Rechtbank Den Haag, eerste aanleg - enkelvoudig vreemdelingenrecht
ECLI:NL:RBDHA:2025:23039
Op 4 December 2025 heeft de Rechtbank Den Haag een eerste aanleg - enkelvoudig procedure behandeld op het gebied van vreemdelingenrecht, wat onderdeel is van het bestuursrecht. Het zaaknummer is NL25.45033, bekend onder identificatienummer ECLI:NL:RBDHA:2025:23039. De plaats van zitting was Middelburg.
Indicatie
Dublin, MOB, geen contact met eiser, beroep n-o.
Uitspraak
RECHTBANK DEN HAAG
Zittingsplaats Middelburg
uitspraak van de enkelvoudige kamer in de zaak tussen
[eiser], eiser
V-nummer: [V-nummer],
(gemachtigde: mr. R. Deniz),
de minister van Asiel en Migratie, verweerder
(gemachtigde: mr. H. Hens).
Procesverloop
Procesverloop
In het besluit van 11 september 2025 (het bestreden besluit) heeft verweerder de asielaanvraag van eiser niet in behandeling genomen omdat Kroatiƫ verantwoordelijk is voor de behandeling daarvan.

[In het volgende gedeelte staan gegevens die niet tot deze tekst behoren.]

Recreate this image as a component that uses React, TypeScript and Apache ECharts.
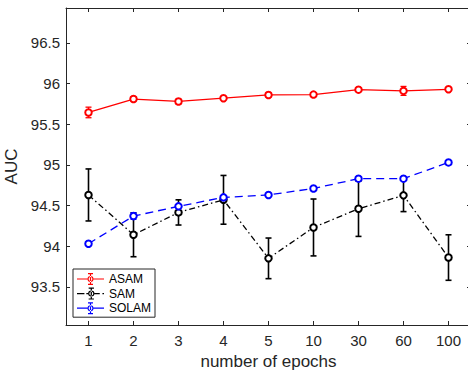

Eiser heeft beroep ingesteld tegen het bestreden besluit.
Verweerder heeft de rechtbank meegedeeld dat eiser met onbekende bestemming is vertrokken. Namens eiser is hier desgevraagd schriftelijk op gereageerd.
Op 10 november 2025 heeft de rechtbank partijen bericht dat zij voornemens is om uitspraak te doen zonder zitting. Eiser heeft hier niet binnen de gegeven termijn op gereageerd. Verweerder heeft toestemming verleend om het beroep zonder zitting af te doen. De rechtbank doet uitspraak zonder zitting met toepassing van artikel 8:57, eerste lid, van de Algemene wet bestuursrecht (Awb).
Overwegingen
1. Het beroep tegen het bestreden besluit dateert van 17 september 2025. Op 30 oktober 2025 heeft verweerder meegedeeld dat eiser op 20 oktober 2025 met onbekende bestemming is vertrokken. De gemachtigde van eiser heeft in haar reactie medegedeeld dat zij geen reactie heeft gekregen van eiser.
2. Uit vaste rechtspraak van de Afdeling bestuursrechtspraak van de Raad van State (Voetnoot 1) blijkt dat, indien een vreemdeling die in Nederland bescherming heeft gevraagd met onbekende bestemming vertrekt zonder aan verweerder te laten weten waar hij verblijft, er in beginsel van uit wordt gegaan dat die vreemdeling geen prijs meer stelt op de door hem aanvankelijk gezochte bescherming in Nederland. Dit is slechts anders als de vreemdeling laat weten dat hij contact met zijn gemachtigde onderhoudt en dus nog prijs stelt op deze bescherming. Deze situatie doet zich, gelet op het hiervoor weergegeven bericht van de gemachtigde van eiser, niet voor. Daarom heeft hij geen belang meer bij een inhoudelijke beoordeling van zijn beroep.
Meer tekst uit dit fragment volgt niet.